DULUTH - The topic of climate change wound its way into district dourt in Duluth last month, and now a judicial referee is deciding whether a trio of protesters was justified in shutting down a local bank earlier this year in the name of environmental defense.
Scot Bol, Ernesto Burbank and Michael Niemi had their case argued before Referee John Schulte in October.
Written closing arguments were filed earlier this month by J.T. Haines, lawyer for the defendants, and assistant city attorney Mary Asmus.
Bol and Niemi, both of Duluth, and Burbank, of Tucson, Ariz., were arrested last January after locking themselves to the Wells Fargo security gate in downtown Duluth. Their protest kept the bank from opening for several hours as the gate was unable to be raised. The men were initially charged with a series of misdemeanors each, but charges were reduced to single counts of petty misdemeanor trespassing prior to October’s bench trial. If convicted, the defendants face fines of up to $300 apiece. Petty misdemeanors carry no prospect for jail time.
“A lot of people are rightly concerned about climate change, and also struggling with what to do about it,” Haines said Friday, Nov. 23. “It’s worth thinking about what these people did and why.”
Haines anticipated a ruling any time between now and mid-December.
Most notably, Bol, 67, used a U-shaped bike lock around his neck on Jan. 12 to secure himself to the gate at the Wells Fargo customer entrance. Bol and the others referred to themselves as water protectors, and called for Wells Fargo to divest itself from fossil fuels and Enbridge Energy, in particular. Enbridge is on target to build a new Line 3 oil pipeline replacement through Minnesota.
In her closing argument, Asmus said the defendants ignored legal alternatives and that the court cannot recognize Wells Fargo’s legal investments as harmful. Further, she made the point the protesters’ actions were too far removed from their intended outcome.
“The defendants may have prevented the bank from opening on schedule that morning,” Asmus wrote, “but they did not prevent climate change.”
The case is unique in that the defendants are employing the necessity defense - arguing that their illegal actions were less harmful than following the law.

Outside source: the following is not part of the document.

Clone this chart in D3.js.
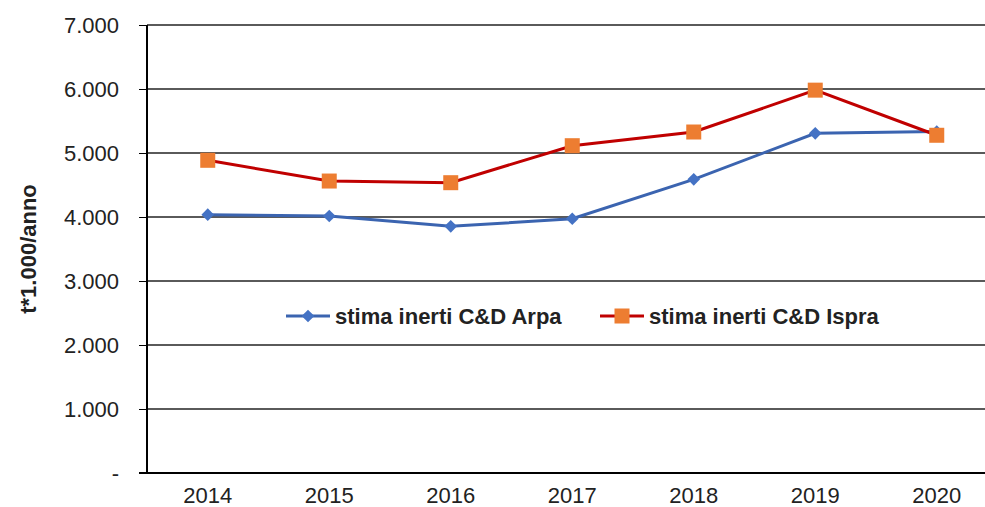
<!DOCTYPE html>
<html>
<head>
    <meta charset="utf-8">
    <title>Stima inerti C&D</title>
    <script src="https://cdnjs.cloudflare.com/ajax/libs/d3/7.8.5/d3.min.js"></script>
</head>
<style media="screen">
    body { margin: 0; background: #fff; }
    svg { font-family: "Liberation Sans", Arial, sans-serif; }
    .grid line { stroke: #5a5a5a; stroke-width: 1.5; shape-rendering: crispEdges; }
    .axis path, .axis line { stroke: #000; stroke-width: 1.5; shape-rendering: crispEdges; }
    .axis text { font-size: 22px; fill: #222; }
    .legend text { font-size: 22px; font-weight: bold; fill: #222; }
</style>
<body>
    <script>
        var years = ["2014", "2015", "2016", "2017", "2018", "2019", "2020"];
        var arpa = [4036, 4016, 3854, 3973, 4589, 5307, 5335];
        var ispra = [4886, 4562, 4536, 5114, 5328, 5982, 5277];
        var yTicks = [0, 1000, 2000, 3000, 4000, 5000, 6000, 7000];
        var seriesNames = ["stima inerti C&D Arpa", "stima inerti C&D Ispra"];

        var W = 985, H = 507;
        var plotL = 147, plotR = 997.5, plotT = 25, plotB = 473;

        var svg = d3.select("body").append("svg")
            .attr("width", W)
            .attr("height", H);

        var x = d3.scaleBand().domain(years).range([plotL, plotR]);
        var y = d3.scaleLinear().domain([0, 7000]).range([plotB, plotT]);

        var fmt = function(d) {
            return d === 0 ? "-" : d3.format(",")(d).replace(/,/g, ".");
        };

        // gridlines
        svg.append("g").attr("class", "grid")
            .selectAll("line")
            .data(yTicks.filter(function(d) { return d > 0; }))
            .enter().append("line")
            .attr("x1", plotL).attr("x2", W)
            .attr("y1", function(d) { return y(d); })
            .attr("y2", function(d) { return y(d); });

        // y axis
        var yAxis = svg.append("g").attr("class", "axis")
            .attr("transform", "translate(" + plotL + ",0)")
            .call(d3.axisLeft(y).tickValues(yTicks).tickFormat(fmt).tickSize(8).tickPadding(20));
        yAxis.select(".domain").attr("d", "M0," + plotT + "V" + plotB);

        // x axis
        var xAxis = svg.append("g").attr("class", "axis")
            .attr("transform", "translate(0," + plotB + ")")
            .call(d3.axisBottom(x).tickSize(0).tickPadding(14));
        xAxis.select(".domain").attr("d", "M" + (plotL - 8) + ",0H" + W);

        // y title
        svg.append("text")
            .attr("transform", "translate(36," + ((plotT + plotB) / 2) + ") rotate(-90)")
            .attr("text-anchor", "middle")
            .style("font-size", "22px")
            .style("font-weight", "bold")
            .style("fill", "#222")
            .text("t*1.000/anno");

        var line = d3.line()
            .x(function(d, i) { return x(years[i]) + x.bandwidth() / 2; })
            .y(function(d) { return y(d); });

        // diamond = square turned 45 degrees
        var diamond = d3.symbol().type(d3.symbolSquare).size(80);

        // Arpa
        svg.append("path").datum(arpa)
            .attr("d", line)
            .attr("fill", "none").attr("stroke", "#3b64b0").attr("stroke-width", 3);
        svg.selectAll(".arpa-pt").data(arpa).enter().append("path")
            .attr("class", "arpa-pt")
            .attr("d", diamond)
            .attr("fill", "#4472c4")
            .attr("transform", function(d, i) {
                return "translate(" + (x(years[i]) + x.bandwidth() / 2) + "," + y(d) + ") rotate(45)";
            });

        // Ispra
        svg.append("path").datum(ispra)
            .attr("d", line)
            .attr("fill", "none").attr("stroke", "#c00000").attr("stroke-width", 3);
        svg.selectAll(".ispra-pt").data(ispra).enter().append("rect")
            .attr("class", "ispra-pt")
            .attr("width", 15).attr("height", 15)
            .attr("fill", "#ed7d31")
            .attr("x", function(d, i) { return x(years[i]) + x.bandwidth() / 2 - 7.5; })
            .attr("y", function(d) { return y(d) - 7.5; });

        // legend
        var lg = svg.append("g").attr("class", "legend").attr("transform", "translate(0,316)");
        var a = lg.append("g").attr("transform", "translate(286,0)");
        a.append("line").attr("x1", 0).attr("x2", 44)
            .attr("stroke", "#3b64b0").attr("stroke-width", 3);
        a.append("path").attr("d", diamond).attr("fill", "#4472c4")
            .attr("transform", "translate(22,0) rotate(45)");
        a.append("text").attr("x", 49).attr("dy", "0.35em")
            .text(seriesNames[0]);

        var b = lg.append("g").attr("transform", "translate(600,0)");
        b.append("line").attr("x1", 0).attr("x2", 44)
            .attr("stroke", "#c00000").attr("stroke-width", 3);
        b.append("rect").attr("x", 14.5).attr("y", -7.5).attr("width", 15).attr("height", 15)
            .attr("fill", "#ed7d31");
        b.append("text").attr("x", 49).attr("dy", "0.35em")
            .text(seriesNames[1]);
    </script>
</body>
</html>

Bol and the others testified in front of Schulte in October, saying they’d exhausted legal avenues that would have resulted in climate change being addressed more lawfully.
“I’ve done all sorts of the traditional routes,” Bol testified in court, citing activism and taking part in election politics. “I think I’m more active in the traditional vein than most folks are, and yet it’s not stopping business as usual.”
Burbank said he chose civil disobedience for the safety of children and the environment.
“We’ve forgotten to acknowledge the things that give us life,” testified Burbank, 37 and a member of the Navajo tribe. “And companies such as Wells Fargo continue to fund companies such as Enbridge, which keeps destroying our lives by global warming and by destroying our territories and destroying our food sources and our way of life.”
A University of Minnesota Duluth professor testified on behalf of the defense. Christina Gallup, associate professor of earth and environmental science with a specialty in climate change, told the court about present harms and future impacts of climate change, including an example of the state’s boreal forests retreating north to Canada and being replaced by bushes and scrub. She also referenced dire warnings in a recent report by the United Nations, telling Schulte, “This is scientific yelling and screaming.”
Niemi, 65, testified that he’d seen the tar sands in Alberta, Canada, where the old and new Line 3 originate. He called the area devoid of forest, and “a place as close to an alien planet as I have seen.”
In her closing argument, Asmus said the defendants made it clear during testimony that their intent was to draw attention to climate change and create negative publicity designed to impact Wells Fargo’s willingness to lend money to the fossil fuel industry.
The defendants’ actions, Asmus concluded, were “too removed from the ongoing issue of climate change to allow them to successfully establish the defense of necessity.”